Begin

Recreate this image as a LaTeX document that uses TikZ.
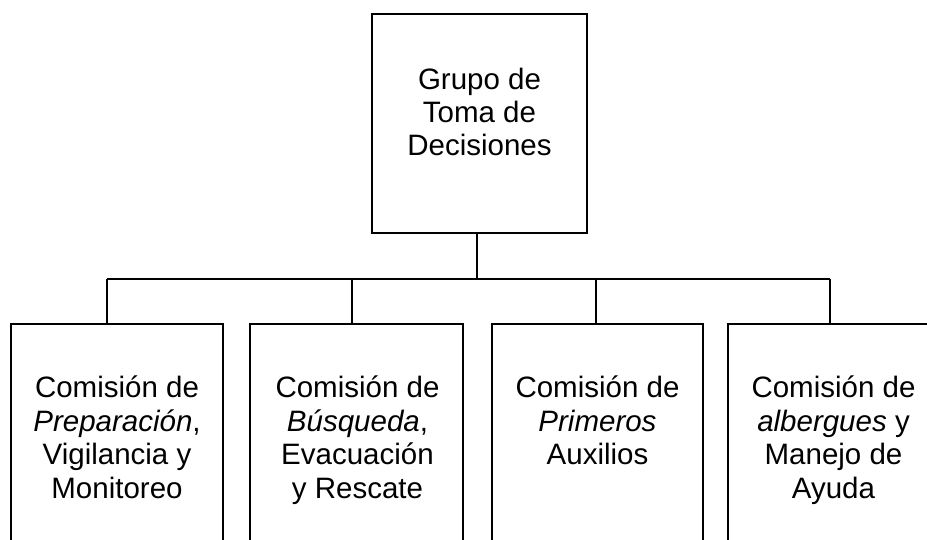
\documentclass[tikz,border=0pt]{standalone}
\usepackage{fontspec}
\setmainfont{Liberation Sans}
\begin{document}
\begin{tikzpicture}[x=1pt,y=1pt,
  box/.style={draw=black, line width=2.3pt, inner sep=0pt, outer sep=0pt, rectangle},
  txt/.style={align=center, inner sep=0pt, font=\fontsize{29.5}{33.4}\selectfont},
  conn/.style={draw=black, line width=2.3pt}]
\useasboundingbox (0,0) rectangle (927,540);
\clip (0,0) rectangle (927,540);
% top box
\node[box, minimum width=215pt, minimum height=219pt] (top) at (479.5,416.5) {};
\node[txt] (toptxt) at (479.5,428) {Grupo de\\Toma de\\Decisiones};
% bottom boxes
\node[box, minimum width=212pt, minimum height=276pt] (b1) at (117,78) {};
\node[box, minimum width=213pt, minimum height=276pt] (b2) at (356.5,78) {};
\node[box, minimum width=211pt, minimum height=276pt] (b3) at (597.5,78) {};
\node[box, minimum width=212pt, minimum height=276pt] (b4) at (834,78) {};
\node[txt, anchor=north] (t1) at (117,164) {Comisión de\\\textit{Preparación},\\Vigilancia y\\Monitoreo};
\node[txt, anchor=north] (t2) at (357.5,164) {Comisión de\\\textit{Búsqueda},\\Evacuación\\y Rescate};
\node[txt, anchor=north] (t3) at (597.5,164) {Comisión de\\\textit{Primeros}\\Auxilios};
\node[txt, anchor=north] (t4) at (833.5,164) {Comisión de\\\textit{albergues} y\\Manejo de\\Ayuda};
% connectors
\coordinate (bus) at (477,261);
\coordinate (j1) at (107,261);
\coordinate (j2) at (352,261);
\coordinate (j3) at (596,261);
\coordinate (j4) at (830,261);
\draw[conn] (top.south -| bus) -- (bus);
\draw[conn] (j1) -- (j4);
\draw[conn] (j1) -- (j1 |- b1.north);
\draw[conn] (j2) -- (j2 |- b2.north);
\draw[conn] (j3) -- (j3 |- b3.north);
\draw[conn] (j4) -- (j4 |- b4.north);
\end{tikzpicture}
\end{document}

End

## Written problem
With the pictures left out, transcribe the material exactly.

## Task response
Recreate this image as a LaTeX document that uses TikZ.
\documentclass[tikz,border=0pt]{standalone}
\usepackage{fontspec}
\setmainfont{Liberation Sans}
\begin{document}
\begin{tikzpicture}[x=1pt,y=1pt,
  box/.style={draw=black, line width=2.3pt, inner sep=0pt, outer sep=0pt, rectangle},
  txt/.style={align=center, inner sep=0pt, font=\fontsize{29.5}{33.4}\selectfont},
  conn/.style={draw=black, line width=2.3pt}]
\useasboundingbox (0,0) rectangle (927,540);
\clip (0,0) rectangle (927,540);
% top box
\node[box, minimum width=215pt, minimum height=219pt] (top) at (479.5,416.5) {};
\node[txt] (toptxt) at (479.5,428) {Grupo de\\Toma de\\Decisiones};
% bottom boxes
\node[box, minimum width=212pt, minimum height=276pt] (b1) at (117,78) {};
\node[box, minimum width=213pt, minimum height=276pt] (b2) at (356.5,78) {};
\node[box, minimum width=211pt, minimum height=276pt] (b3) at (597.5,78) {};
\node[box, minimum width=212pt, minimum height=276pt] (b4) at (834,78) {};
\node[txt, anchor=north] (t1) at (117,164) {Comisión de\\\textit{Preparación},\\Vigilancia y\\Monitoreo};
\node[txt, anchor=north] (t2) at (357.5,164) {Comisión de\\\textit{Búsqueda},\\Evacuación\\y Rescate};
\node[txt, anchor=north] (t3) at (597.5,164) {Comisión de\\\textit{Primeros}\\Auxilios};
\node[txt, anchor=north] (t4) at (833.5,164) {Comisión de\\\textit{albergues} y\\Manejo de\\Ayuda};
% connectors
\coordinate (bus) at (477,261);
\coordinate (j1) at (107,261);
\coordinate (j2) at (352,261);
\coordinate (j3) at (596,261);
\coordinate (j4) at (830,261);
\draw[conn] (top.south -| bus) -- (bus);
\draw[conn] (j1) -- (j4);
\draw[conn] (j1) -- (j1 |- b1.north);
\draw[conn] (j2) -- (j2 |- b2.north);
\draw[conn] (j3) -- (j3 |- b3.north);
\draw[conn] (j4) -- (j4 |- b4.north);
\end{tikzpicture}
\end{document}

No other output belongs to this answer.